Task to complete:
All the data should be repeated exactly. Any image in it is left out.

--- BEGIN Dataset excerpt ---

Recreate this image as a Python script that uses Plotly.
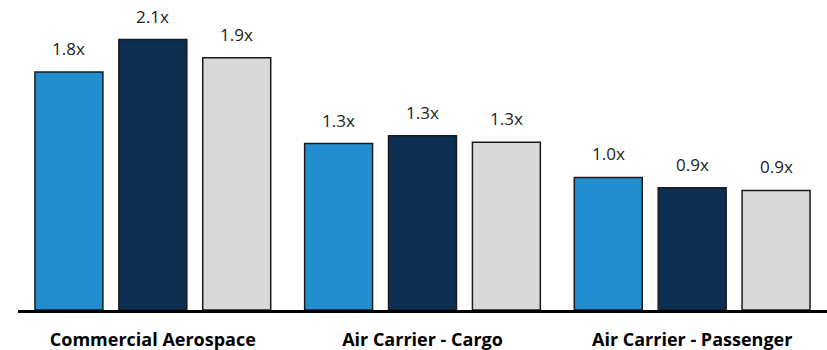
import plotly.graph_objects as go

# Segment multiples, three periods per segment
categories = ["Commercial Aerospace", "Air Carrier - Cargo", "Air Carrier - Passenger"]
series_a = [1.83, 1.28, 1.02]
series_b = [2.08, 1.34, 0.94]
series_c = [1.94, 1.29, 0.92]

colors = ["#238ECF", "#0C2F51", "#D9D9D9"]
label_font = dict(family="Open Sans, Noto Sans, sans-serif", size=17, color="#222222")

BARGAP = 0.0667
GROUPGAP = 0.19
slot = (1 - BARGAP) / 3

fig = go.Figure()
for i, (vals, col) in enumerate(zip([series_a, series_b, series_c], colors)):
    fig.add_trace(go.Bar(
        x=categories,
        y=vals,
        marker=dict(color=col, line=dict(color="#1a1a1a", width=1.5)),
        showlegend=False,
        hoverinfo="skip",
    ))
    # value labels sitting a little above each bar
    for j, v in enumerate(vals):
        fig.add_annotation(
            x=j + (i - 1) * slot,
            y=v,
            text=f"{v:.1f}x",
            showarrow=False,
            yanchor="bottom",
            yshift=10,
            font=label_font,
        )

fig.update_layout(
    width=827,
    height=350,
    margin=dict(l=18, r=0, t=0, b=40),
    paper_bgcolor="white",
    plot_bgcolor="white",
    barmode="group",
    bargap=BARGAP,
    bargroupgap=GROUPGAP,
)
fig.update_xaxes(
    range=[-0.5, 2.5],
    showline=True,
    linecolor="black",
    linewidth=3,
    ticks="",
    showgrid=False,
    ticklabelstandoff=11,
    tickfont=dict(family="Open Sans, Noto Sans, sans-serif", size=18, color="black", weight="bold"),
)
fig.update_yaxes(
    range=[0, 310 / 130],
    visible=False,
    showgrid=False,
)

fig.write_html("out.html")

--- END Dataset excerpt ---

Solution for this task:
Recreate this image as a Python script that uses Plotly.
import plotly.graph_objects as go

# Segment multiples, three periods per segment
categories = ["Commercial Aerospace", "Air Carrier - Cargo", "Air Carrier - Passenger"]
series_a = [1.83, 1.28, 1.02]
series_b = [2.08, 1.34, 0.94]
series_c = [1.94, 1.29, 0.92]

colors = ["#238ECF", "#0C2F51", "#D9D9D9"]
label_font = dict(family="Open Sans, Noto Sans, sans-serif", size=17, color="#222222")

BARGAP = 0.0667
GROUPGAP = 0.19
slot = (1 - BARGAP) / 3

fig = go.Figure()
for i, (vals, col) in enumerate(zip([series_a, series_b, series_c], colors)):
    fig.add_trace(go.Bar(
        x=categories,
        y=vals,
        marker=dict(color=col, line=dict(color="#1a1a1a", width=1.5)),
        showlegend=False,
        hoverinfo="skip",
    ))
    # value labels sitting a little above each bar
    for j, v in enumerate(vals):
        fig.add_annotation(
            x=j + (i - 1) * slot,
            y=v,
            text=f"{v:.1f}x",
            showarrow=False,
            yanchor="bottom",
            yshift=10,
            font=label_font,
        )

fig.update_layout(
    width=827,
    height=350,
    margin=dict(l=18, r=0, t=0, b=40),
    paper_bgcolor="white",
    plot_bgcolor="white",
    barmode="group",
    bargap=BARGAP,
    bargroupgap=GROUPGAP,
)
fig.update_xaxes(
    range=[-0.5, 2.5],
    showline=True,
    linecolor="black",
    linewidth=3,
    ticks="",
    showgrid=False,
    ticklabelstandoff=11,
    tickfont=dict(family="Open Sans, Noto Sans, sans-serif", size=18, color="black", weight="bold"),
)
fig.update_yaxes(
    range=[0, 310 / 130],
    visible=False,
    showgrid=False,
)

fig.write_html("out.html")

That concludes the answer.